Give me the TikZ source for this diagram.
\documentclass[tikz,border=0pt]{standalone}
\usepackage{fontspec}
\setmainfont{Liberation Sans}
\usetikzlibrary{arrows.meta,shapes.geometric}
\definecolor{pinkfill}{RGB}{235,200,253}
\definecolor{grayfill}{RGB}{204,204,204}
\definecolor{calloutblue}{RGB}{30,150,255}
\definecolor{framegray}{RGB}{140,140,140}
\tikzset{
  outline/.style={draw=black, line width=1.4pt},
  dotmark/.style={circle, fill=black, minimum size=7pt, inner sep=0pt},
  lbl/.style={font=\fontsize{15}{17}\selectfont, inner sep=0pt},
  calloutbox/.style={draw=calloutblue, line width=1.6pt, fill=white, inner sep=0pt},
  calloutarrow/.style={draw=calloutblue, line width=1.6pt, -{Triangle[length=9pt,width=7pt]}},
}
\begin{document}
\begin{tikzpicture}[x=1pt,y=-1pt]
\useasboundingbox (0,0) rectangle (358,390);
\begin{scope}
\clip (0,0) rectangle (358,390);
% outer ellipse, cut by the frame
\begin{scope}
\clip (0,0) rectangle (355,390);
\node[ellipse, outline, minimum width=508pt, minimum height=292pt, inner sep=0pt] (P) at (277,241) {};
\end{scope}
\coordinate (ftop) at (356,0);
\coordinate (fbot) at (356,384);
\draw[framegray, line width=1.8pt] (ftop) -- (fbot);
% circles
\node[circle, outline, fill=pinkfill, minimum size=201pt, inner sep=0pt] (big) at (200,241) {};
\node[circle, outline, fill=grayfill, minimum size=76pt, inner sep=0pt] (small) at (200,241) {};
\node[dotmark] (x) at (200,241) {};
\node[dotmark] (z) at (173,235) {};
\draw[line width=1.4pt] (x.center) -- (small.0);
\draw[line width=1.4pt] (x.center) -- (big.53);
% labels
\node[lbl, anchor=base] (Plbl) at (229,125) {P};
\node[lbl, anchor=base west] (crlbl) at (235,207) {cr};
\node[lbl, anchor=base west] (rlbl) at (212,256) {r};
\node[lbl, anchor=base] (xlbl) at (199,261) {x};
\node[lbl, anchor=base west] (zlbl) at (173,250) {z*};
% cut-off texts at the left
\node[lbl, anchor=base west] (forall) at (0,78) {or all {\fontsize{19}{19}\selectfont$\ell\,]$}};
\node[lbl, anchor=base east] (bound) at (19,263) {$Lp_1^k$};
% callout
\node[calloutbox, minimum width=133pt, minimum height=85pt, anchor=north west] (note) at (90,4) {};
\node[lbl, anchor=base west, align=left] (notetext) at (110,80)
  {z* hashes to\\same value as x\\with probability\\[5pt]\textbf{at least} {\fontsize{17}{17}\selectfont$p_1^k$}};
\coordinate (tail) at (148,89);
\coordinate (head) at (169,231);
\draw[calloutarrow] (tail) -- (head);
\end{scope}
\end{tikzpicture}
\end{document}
==*==
DIRECTIONS: Please output the complete data exactly.

TASK SOLUTION:
Give me the TikZ source for this diagram.
\documentclass[tikz,border=0pt]{standalone}
\usepackage{fontspec}
\setmainfont{Liberation Sans}
\usetikzlibrary{arrows.meta,shapes.geometric}
\definecolor{pinkfill}{RGB}{235,200,253}
\definecolor{grayfill}{RGB}{204,204,204}
\definecolor{calloutblue}{RGB}{30,150,255}
\definecolor{framegray}{RGB}{140,140,140}
\tikzset{
  outline/.style={draw=black, line width=1.4pt},
  dotmark/.style={circle, fill=black, minimum size=7pt, inner sep=0pt},
  lbl/.style={font=\fontsize{15}{17}\selectfont, inner sep=0pt},
  calloutbox/.style={draw=calloutblue, line width=1.6pt, fill=white, inner sep=0pt},
  calloutarrow/.style={draw=calloutblue, line width=1.6pt, -{Triangle[length=9pt,width=7pt]}},
}
\begin{document}
\begin{tikzpicture}[x=1pt,y=-1pt]
\useasboundingbox (0,0) rectangle (358,390);
\begin{scope}
\clip (0,0) rectangle (358,390);
% outer ellipse, cut by the frame
\begin{scope}
\clip (0,0) rectangle (355,390);
\node[ellipse, outline, minimum width=508pt, minimum height=292pt, inner sep=0pt] (P) at (277,241) {};
\end{scope}
\coordinate (ftop) at (356,0);
\coordinate (fbot) at (356,384);
\draw[framegray, line width=1.8pt] (ftop) -- (fbot);
% circles
\node[circle, outline, fill=pinkfill, minimum size=201pt, inner sep=0pt] (big) at (200,241) {};
\node[circle, outline, fill=grayfill, minimum size=76pt, inner sep=0pt] (small) at (200,241) {};
\node[dotmark] (x) at (200,241) {};
\node[dotmark] (z) at (173,235) {};
\draw[line width=1.4pt] (x.center) -- (small.0);
\draw[line width=1.4pt] (x.center) -- (big.53);
% labels
\node[lbl, anchor=base] (Plbl) at (229,125) {P};
\node[lbl, anchor=base west] (crlbl) at (235,207) {cr};
\node[lbl, anchor=base west] (rlbl) at (212,256) {r};
\node[lbl, anchor=base] (xlbl) at (199,261) {x};
\node[lbl, anchor=base west] (zlbl) at (173,250) {z*};
% cut-off texts at the left
\node[lbl, anchor=base west] (forall) at (0,78) {or all {\fontsize{19}{19}\selectfont$\ell\,]$}};
\node[lbl, anchor=base east] (bound) at (19,263) {$Lp_1^k$};
% callout
\node[calloutbox, minimum width=133pt, minimum height=85pt, anchor=north west] (note) at (90,4) {};
\node[lbl, anchor=base west, align=left] (notetext) at (110,80)
  {z* hashes to\\same value as x\\with probability\\[5pt]\textbf{at least} {\fontsize{17}{17}\selectfont$p_1^k$}};
\coordinate (tail) at (148,89);
\coordinate (head) at (169,231);
\draw[calloutarrow] (tail) -- (head);
\end{scope}
\end{tikzpicture}
\end{document}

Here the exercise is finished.